NZD: Subsequent Outlook - Bearish
The NZD had a largely volatile week last week as New Zealand’s trade balance deteriorated to -1.22B along with exports dipping significantly. The pair subsequently experienced a sharp decline of around 80 pips before the RBNZ helped to fuel a rally when they elected to hold interest rates steady at 2.75%. The NZD subsequently managed to close the week only fractionally lower, around the 0.6773 mark.
The week ahead will largely be focused upon the NZ Global Dairy Trade (GDT) and unemployment figures. The dairy trade result will be closely monitored by the market given the recent deterioration in New Zealand exports. Also, recent comments from the NZ Finance Minister indicate a definite dovish bias and are likely to impact the pair in the short term. On the news front, keep a close watch upon the US NFPs as they are likely to cause some sharp volatility within the markets.

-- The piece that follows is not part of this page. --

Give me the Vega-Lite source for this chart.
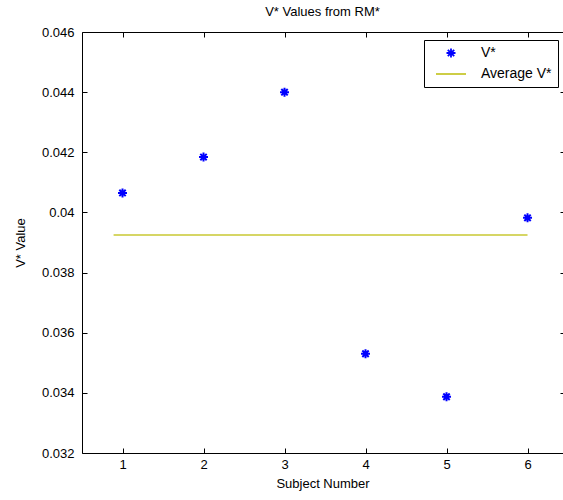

From a technical perspective, the NZD is being squeezed between the long run bearish trend line and the 100-Day moving average. That consolidating wedge is likely breakout in the coming week with a bias to the downside. Subsequently, monitor the pair closely for a break below the 100-Day MA. Support is found at 0.6631, 0.6497, and 0.6408. Resistance is found at 0.6895, 0.7013, and 0.7229.